随着女性主义的兴起,任何关于男性和女性的讨论都将始于区分社会性别和生理性别。生理性别主要是表示男性和女性之间的解剖学、激素和生理学差异。目前的知识表明,女性染色体(XX)与男性染色体(XY)不同,这在人类社会中或多或少都是如此。专家告诉我们,虽然大多数人认为人类分为两种性别,但事实并非如此,因为还存在性染色体异常的情况。第二性征(例如面部毛发)也因人而异。与此同时,社会性别是一种社会范畴,它专指有关社会行为的经历和期待,这些社会行为在社会人看来适合于男人或者女人(也越来越多适合其他群体,例如变性人)。有时,生物性别角色和社会性别角色的概念可以互换,用于描述社会期望或者男性女性所表现出的社会行为。

在纳米比亚社会中,社会性别角色各不相同。它们随着时间和生命阶段的变化而变化。社会性别是人类社会组织的一个方面,它决定着对物质和非物质资源的获取。一般而言,纳米比亚女性的地位低于男性。在该国农村地区,女性面临许多挑战和问题。本章将涉及社会性别和生理性别角色对农村地区男性女性及其工作的影响。

男性和女性的工作角色和工作类型存在文化上的差异。根据哈维兰(Haviland,1993)的观点,一般来说,传统的男性工作角色需要体力和高能量的快速调动,经常性远离家庭,承担着较高的风险和危险。人类学的证据还指出女性工作通常是那些可以在家附近进行并且在中断后仍能恢复的工作。正如哈维兰(1993)所坚信的那样,这些性别角色模式中的例外现象在纳米比亚却司空见惯。许多因素影响了纳米比亚的传统性别角色。殖民主义存在的时间虽短,但却对非洲社会,特别是对纳米比亚社会产生了深远的影响。一方面,通过使土著社会结构有意屈服于欧洲统治者,殖民主义影响了性别角色。当时来自欧洲的掌权者非常重男轻女,他们让其他男性统治,于是强化了传统性别角色中对男性的偏向,以及众多社会的父权性质。另一方面,更重要的是,殖民主义完成了沃勒斯坦(Wallerstein,1974)所说的将非洲纳入世界经济体系的目标。特别是非洲南部一度变成了大规模的矿产出产地和(规模较小的)农产品产地,这些产品出口到欧洲和北美。这些事件造成了非洲南部地区高频率的农村人口向城市迁移的现象,最终影响了城乡地区的性别比例,因为最初只有男性有可能被允许迁移到城市中心寻找工作。

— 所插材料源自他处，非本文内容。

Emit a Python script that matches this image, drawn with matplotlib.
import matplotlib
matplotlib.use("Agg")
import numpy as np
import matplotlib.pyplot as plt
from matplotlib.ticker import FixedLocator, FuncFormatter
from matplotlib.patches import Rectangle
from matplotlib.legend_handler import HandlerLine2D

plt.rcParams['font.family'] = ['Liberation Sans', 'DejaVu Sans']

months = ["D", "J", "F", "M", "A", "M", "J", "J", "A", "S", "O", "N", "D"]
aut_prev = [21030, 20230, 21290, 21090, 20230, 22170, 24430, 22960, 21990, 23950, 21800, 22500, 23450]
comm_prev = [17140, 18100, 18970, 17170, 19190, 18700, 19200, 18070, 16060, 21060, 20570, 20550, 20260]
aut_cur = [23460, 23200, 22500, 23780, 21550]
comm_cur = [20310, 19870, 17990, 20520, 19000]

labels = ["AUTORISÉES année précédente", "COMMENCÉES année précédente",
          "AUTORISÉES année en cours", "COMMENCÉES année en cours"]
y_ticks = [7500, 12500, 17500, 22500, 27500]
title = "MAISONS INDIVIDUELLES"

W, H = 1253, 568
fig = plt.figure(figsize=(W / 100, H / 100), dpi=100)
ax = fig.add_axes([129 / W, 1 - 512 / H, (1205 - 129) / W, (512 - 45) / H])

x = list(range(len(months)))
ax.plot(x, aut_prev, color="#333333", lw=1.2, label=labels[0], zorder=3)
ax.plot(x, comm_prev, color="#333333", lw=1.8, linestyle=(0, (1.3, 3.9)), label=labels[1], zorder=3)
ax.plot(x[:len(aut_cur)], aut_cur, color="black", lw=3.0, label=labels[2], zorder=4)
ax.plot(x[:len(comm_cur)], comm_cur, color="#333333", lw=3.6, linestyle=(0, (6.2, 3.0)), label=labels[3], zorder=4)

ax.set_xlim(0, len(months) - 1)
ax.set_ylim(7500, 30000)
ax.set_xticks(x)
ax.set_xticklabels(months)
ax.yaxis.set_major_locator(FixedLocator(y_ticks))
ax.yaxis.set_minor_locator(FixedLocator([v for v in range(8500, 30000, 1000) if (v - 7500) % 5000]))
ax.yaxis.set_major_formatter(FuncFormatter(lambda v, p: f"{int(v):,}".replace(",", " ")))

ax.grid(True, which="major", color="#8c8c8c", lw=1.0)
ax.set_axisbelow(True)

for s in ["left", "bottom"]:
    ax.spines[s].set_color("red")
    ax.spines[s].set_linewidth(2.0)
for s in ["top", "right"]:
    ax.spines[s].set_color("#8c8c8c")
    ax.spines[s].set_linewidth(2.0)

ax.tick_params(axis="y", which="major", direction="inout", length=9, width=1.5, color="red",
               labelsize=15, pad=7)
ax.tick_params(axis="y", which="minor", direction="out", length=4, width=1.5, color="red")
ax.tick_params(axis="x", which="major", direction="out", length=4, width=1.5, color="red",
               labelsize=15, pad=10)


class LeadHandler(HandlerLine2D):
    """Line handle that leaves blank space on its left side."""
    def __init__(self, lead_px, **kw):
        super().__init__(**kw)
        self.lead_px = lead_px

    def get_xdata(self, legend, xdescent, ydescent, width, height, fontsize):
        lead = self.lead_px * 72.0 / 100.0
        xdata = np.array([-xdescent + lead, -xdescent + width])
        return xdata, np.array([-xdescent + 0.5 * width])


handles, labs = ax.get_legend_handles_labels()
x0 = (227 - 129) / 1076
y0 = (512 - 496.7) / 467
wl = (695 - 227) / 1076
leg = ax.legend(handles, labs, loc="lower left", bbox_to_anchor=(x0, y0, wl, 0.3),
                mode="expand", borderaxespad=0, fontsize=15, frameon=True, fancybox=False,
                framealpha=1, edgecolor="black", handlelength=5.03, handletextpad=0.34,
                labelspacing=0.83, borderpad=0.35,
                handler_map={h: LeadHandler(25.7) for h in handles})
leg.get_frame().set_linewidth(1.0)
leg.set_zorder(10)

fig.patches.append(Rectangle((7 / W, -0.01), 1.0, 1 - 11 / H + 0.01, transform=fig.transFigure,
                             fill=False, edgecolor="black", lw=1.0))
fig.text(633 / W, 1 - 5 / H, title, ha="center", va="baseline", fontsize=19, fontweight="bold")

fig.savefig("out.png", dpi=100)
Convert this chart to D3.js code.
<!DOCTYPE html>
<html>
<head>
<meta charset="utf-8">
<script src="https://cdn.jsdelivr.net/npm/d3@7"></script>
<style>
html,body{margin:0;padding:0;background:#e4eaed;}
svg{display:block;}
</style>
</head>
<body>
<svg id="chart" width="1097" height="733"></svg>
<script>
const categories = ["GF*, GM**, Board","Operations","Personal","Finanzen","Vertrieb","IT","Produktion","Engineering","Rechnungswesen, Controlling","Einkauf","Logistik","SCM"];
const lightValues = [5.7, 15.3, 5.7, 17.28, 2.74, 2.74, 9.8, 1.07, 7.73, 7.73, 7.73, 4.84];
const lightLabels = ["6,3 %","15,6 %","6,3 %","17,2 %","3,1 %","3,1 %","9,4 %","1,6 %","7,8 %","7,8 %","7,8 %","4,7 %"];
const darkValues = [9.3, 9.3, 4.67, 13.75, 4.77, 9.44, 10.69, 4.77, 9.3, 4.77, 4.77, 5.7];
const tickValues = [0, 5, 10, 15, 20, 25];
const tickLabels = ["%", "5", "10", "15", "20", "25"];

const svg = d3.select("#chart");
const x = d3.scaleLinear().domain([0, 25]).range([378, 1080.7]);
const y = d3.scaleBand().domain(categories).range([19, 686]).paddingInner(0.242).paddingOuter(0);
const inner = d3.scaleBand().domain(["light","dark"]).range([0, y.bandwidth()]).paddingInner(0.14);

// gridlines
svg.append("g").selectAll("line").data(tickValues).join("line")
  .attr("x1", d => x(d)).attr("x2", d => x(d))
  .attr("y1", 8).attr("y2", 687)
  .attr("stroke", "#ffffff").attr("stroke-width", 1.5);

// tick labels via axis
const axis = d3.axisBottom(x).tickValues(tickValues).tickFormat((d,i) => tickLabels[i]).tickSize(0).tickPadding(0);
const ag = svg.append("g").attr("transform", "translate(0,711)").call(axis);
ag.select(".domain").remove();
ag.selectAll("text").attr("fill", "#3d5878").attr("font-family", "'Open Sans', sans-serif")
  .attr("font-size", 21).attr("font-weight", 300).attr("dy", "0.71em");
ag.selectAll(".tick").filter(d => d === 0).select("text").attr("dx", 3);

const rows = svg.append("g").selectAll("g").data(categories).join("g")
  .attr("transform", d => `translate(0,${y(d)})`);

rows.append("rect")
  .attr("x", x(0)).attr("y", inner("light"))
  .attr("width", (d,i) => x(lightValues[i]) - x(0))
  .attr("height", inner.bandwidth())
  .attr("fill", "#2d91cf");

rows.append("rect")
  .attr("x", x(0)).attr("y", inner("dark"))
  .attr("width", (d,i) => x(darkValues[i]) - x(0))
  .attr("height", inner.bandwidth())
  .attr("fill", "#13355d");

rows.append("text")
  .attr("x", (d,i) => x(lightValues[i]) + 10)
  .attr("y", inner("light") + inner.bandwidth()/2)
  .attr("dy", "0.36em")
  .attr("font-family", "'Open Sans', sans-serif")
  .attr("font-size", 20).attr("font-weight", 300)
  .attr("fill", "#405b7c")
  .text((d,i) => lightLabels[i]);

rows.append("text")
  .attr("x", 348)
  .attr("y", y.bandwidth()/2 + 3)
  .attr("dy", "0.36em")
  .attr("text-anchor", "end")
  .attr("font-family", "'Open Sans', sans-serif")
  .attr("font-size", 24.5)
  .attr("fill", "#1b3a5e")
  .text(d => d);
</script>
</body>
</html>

这种情况带来的后果是女性要负荷双倍的工作量。

双倍的工作量意味着农村女性工作时间更长,工作更为辛苦;与在城市工业环境中的男性甚至其他女性相比,农村女性要完成更多类型的任务,克服更加艰巨的困难(Stock,1995)。她们所做的事情远不止生育(即家庭领域)和生产的琐事。顺着斯托克(1995)的观点,我们将在四个标题下讨论纳米比亚农村女性和男性的工作:主要集中在家庭内部的家庭劳动;家庭外部的家庭生计活动;赚钱;正式经济中的就业。我们必须意识到一点:我们很难得到纳米比亚农村的生计活动统计数据,而且就算获得了,也很有可能是不具有信度的数据。这是因为收集确切的统计数据需要技能和资金,我们缺乏收集可靠数据的专业知识和资金(尽管这方面的情况有所改善)。此外,许多农村地区不容易进入,并且民众的文盲率很高,他们需要很多帮助才能提供有效的数据。他们中的许多人仍然不信任数据收集者,因为他们把数据收集者与同极权政府有关的税务人员混为一谈(Binn,1994)。尽管存在着上述困难,来自纳米比亚各地的有限样本表明,农村女性为维持生计而做的工作比农村地区的任何其他群体都要多。看待这一主张必须考虑这样的背景,即这些研究依据的工作时长认定采用不同的定义和工作量度,使得对男性和女性工作对比的研究结果可能不太准确。许多人没有考虑到男性似乎过多地投入非农业活动以及随之发展的社交关系中;还有的人固守殖民思想,声称“懒惰的非洲人”不愿从事有辱人格的剥削性采矿和农业工作(Whitehead,2000)。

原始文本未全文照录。